The court then temporarily stopped the trial to write an order, which issued over eight months later on August 8, 2005. That order was consistent with the court’s rulings from the bench, finding that GEICO had failed to show that consumers are likely to be confused by Google’s use of GEICO’s trademarks as keywords. The court found that this was based on serious flaws in GEICO’s consumer survey. However, the court did find GEICO’s survey sufficient to meet its burden of showing likely confusion when advertising text contained a GEICO trademark. And, on that issue, Google had previously acknowledged at the trial that it did not have its own survey to rebut GEICO’s evidence. Accordingly, the court found that GEICO’s trademark rights had been violated by some of Google’s customers, leaving for the rest of the trial the extent that Google could be liable for its customers’ prior infringing acts.

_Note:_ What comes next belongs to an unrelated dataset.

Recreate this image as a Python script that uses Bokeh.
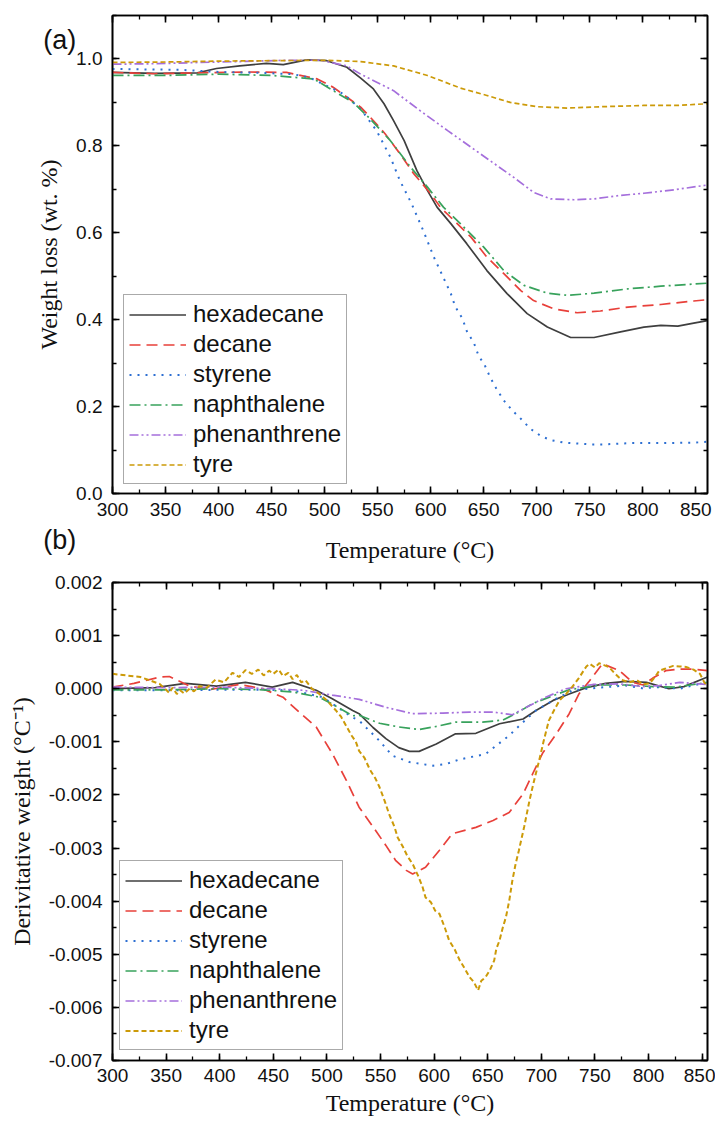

The court did not immediately resume the trial. Rather, the court continued its temporarily stay of the case to give the parties additional time to consider its findings and potentially work out a settlement.
Can Google declare victory? What about its customers?
Google’s fight over its advertising practices is not over. Google still potentially faces a trial on GEICO’s remaining claim and may also face an appeal by GEICO on the court’s partial judgment as a matter of law. Furthermore, Google still faces litigation over its AdWords program in other cases. The court in the GEICO case stressed that its decision was limited to the case’s specific facts and, while this decision may be instructive as to how other courts will consider similar facts, each new case will likely be unique.
Thus, the legal issues and potential liability for keyword advertising remains undefined for other companies that purchase “keyword” advertising from Google. But the court’s decision in this case does reflect that a key issue in deciding such cases in the future will be the content of the text of “sponsored link” advertising, in addition to the use of the trademark as a keyword.